Although Lotman has the full permission of those who control the stars’ estates, he realizes that the issue of “recreating” stars remains controversial.

Those that have signed on with Lotman, though, seem enthusiastic. “[Lotman] is really excited about what he’s doing,” said Ronald J. Fields, one of the five grandchildren of W.C. Fields who jointly manage the star’s estate. “He has very secure financial backing and has this larger concept of making [W.C. Fields] a brand.”

Fields pointed out that commercial exploitation of his grandfather’s image is nothing new: Already, Fields has been used to hawk products from Motorola phones to Frito-Lay corn chips (Frito Lay’s animated Fields character was a popular spokesman for the snacks in the 1970s). For the time being, Lotman has only electronic rights to Fields. Rights to license for other purposes (such as memorabilia) are under contract to the Beverly Hills-based Roger Richman Agency.

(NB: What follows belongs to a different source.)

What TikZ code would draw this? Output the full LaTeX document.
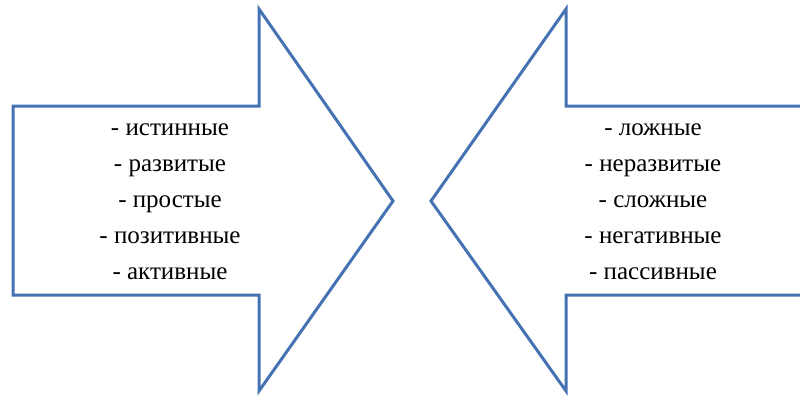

The Sammy Davis Jr. estate just signed for all rights with Lotman, following a protracted settlement with the Internal Revenue Service (which actually controlled the estate for several years).

“We were being courted by several other companies, but we ultimately felt that Jeff had the best all-around vision,” said Albert R. Murray, an attorney for Davis’ widow, Altovise Davis.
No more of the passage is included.